AWS provides several native tools and features to help you manage Redshift disk usage effectively.

  • Monitoring: Use Amazon CloudWatch metrics like PercentageDiskSpaceUsed to track storage consumption and trigger automated alarms.
  • Maintenance: The VACUUM command is the primary tool for reclaiming disk space from deleted and updated rows. Running it regularly is essential for cluster health.
  • Storage Offloading: For historical or infrequently accessed data, Amazon Redshift Spectrum allows you to query data directly in Amazon S3. This strategy separates storage from compute, offering nearly limitless scalability at a much lower cost.
  • Modern Node Types: Migrating to RA3 nodes with managed storage abstracts away much of the disk management challenge. RA3 automatically manages data placement between high-performance local SSDs and S3, decoupling compute and storage capacity.

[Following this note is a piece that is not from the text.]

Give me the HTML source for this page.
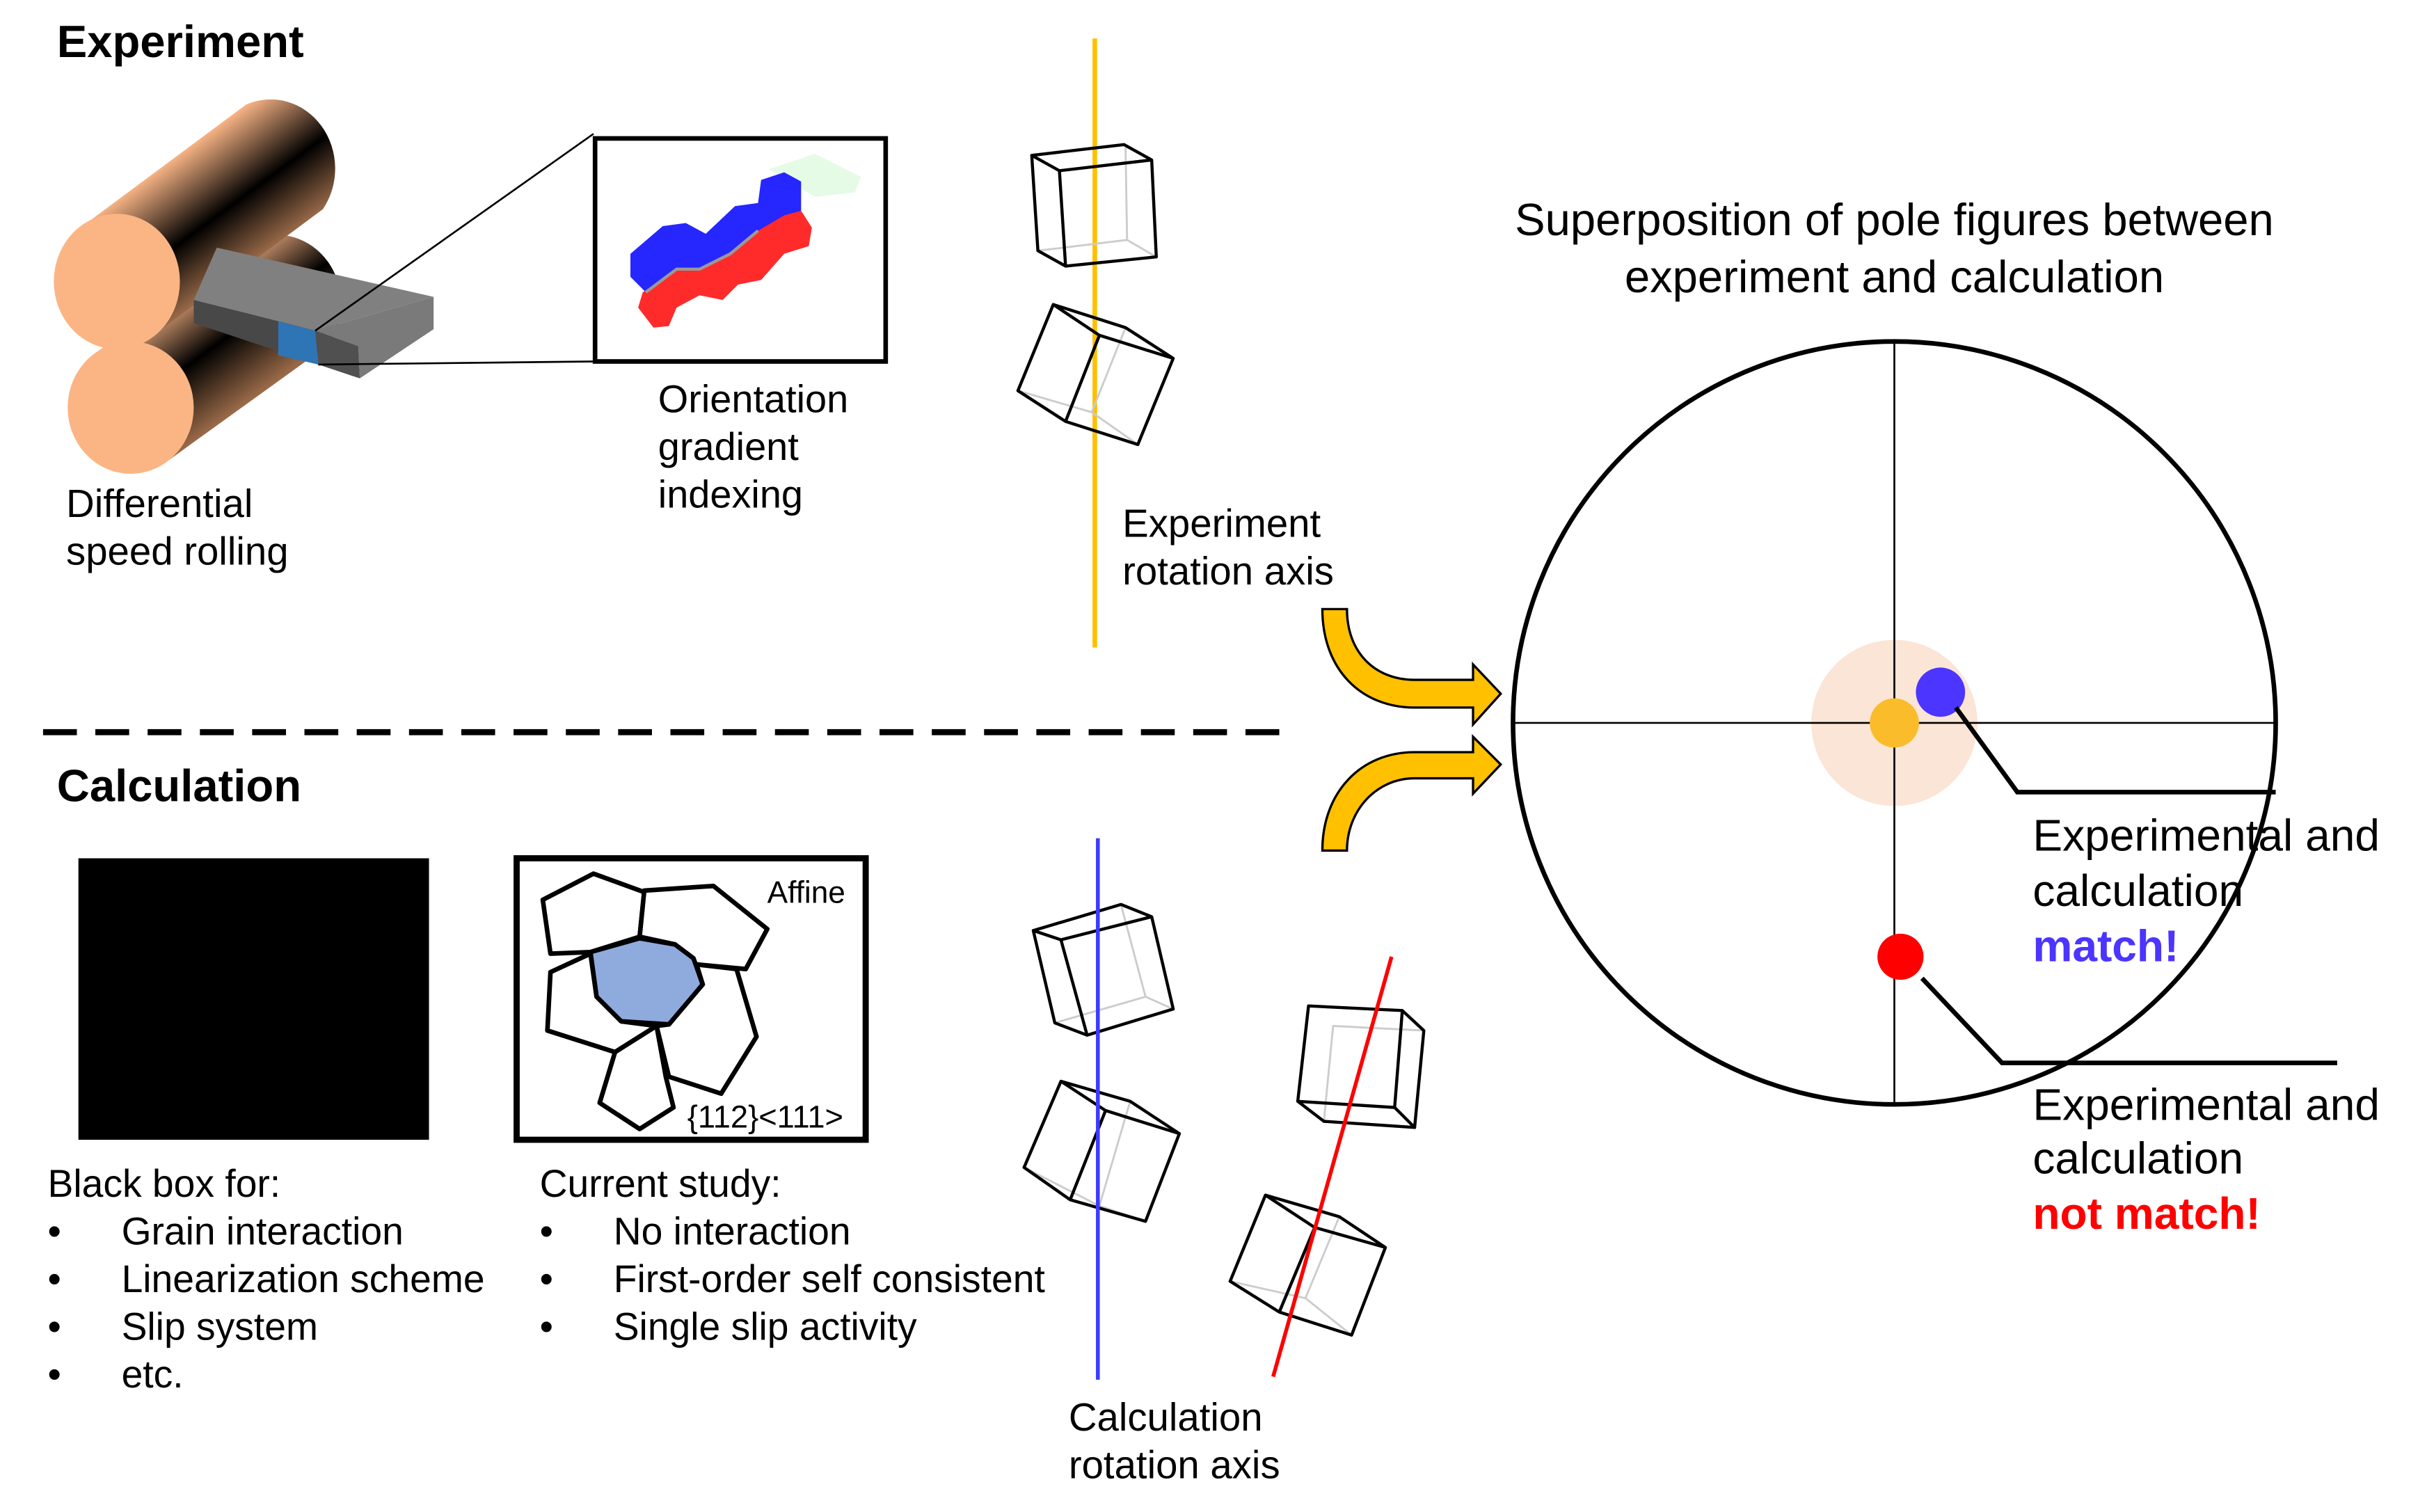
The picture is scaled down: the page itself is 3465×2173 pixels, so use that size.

Binadox Operational Playbook

Binadox Insight: Redshift disk utilization is more than an operational metric; it’s a direct indicator of financial efficiency. High usage often signals waste from unoptimized data structures, which inflates your AWS bill and increases business risk. Treating storage optimization as a continuous FinOps discipline is key to maximizing the value of your data warehouse investment.

Binadox Checklist:

  • Set up CloudWatch alarms for 75% (warning) and 90% (critical) disk utilization on all production Redshift clusters.
  • Implement and automate a regular schedule for VACUUM and ANALYZE operations on frequently modified tables.
  • Periodically run ANALYZE COMPRESSION on your largest tables to identify opportunities for space savings.
  • Review table distribution styles to identify and correct data skew that leads to unbalanced node capacity.
  • Establish a data lifecycle policy to offload cold or archival data to Amazon S3 and query it with Redshift Spectrum.
  • For new clusters or major upgrades, evaluate RA3 nodes to simplify storage management and improve cost-effectiveness.

Binadox KPIs to Track:

  • PercentageDiskSpaceUsed: The primary metric for cluster capacity and health.
  • Unreclaimed Row Space: Track the ratio of "tombstoned" rows to active rows in key tables to measure maintenance effectiveness.
  • Query Disk Spill Rate: Monitor how often queries spill to disk as an indicator of memory pressure or inefficient query patterns.
  • Cost per TB Stored: Calculate the effective cost per terabyte to measure the financial impact of your optimization efforts.

Binadox Common Pitfalls:

  • "Set it and forget it": Assuming a cluster will run efficiently without regular maintenance like vacuuming.
  • Ignoring Data Skew: Focusing only on total cluster storage while a single over-full node brings operations to a halt.
  • Reactive Scaling: Relying on expensive, emergency resizing to solve storage problems instead of proactively optimizing data structures.
  • Lack of Monitoring: Failing to implement automated alerts, leading to preventable outages when disks fill up silently.

Conclusion

Managing AWS Redshift disk usage is a critical activity that sits at the intersection of engineering, operations, and finance. By shifting from a reactive, emergency-driven approach to a proactive, governance-based one, you can prevent costly outages and reduce unnecessary cloud waste.

Implementing the guardrails, monitoring the right KPIs, and leveraging modern AWS features will ensure your Redshift environment remains a reliable and cost-effective engine for data-driven insights. This continuous optimization is a cornerstone of a mature FinOps practice.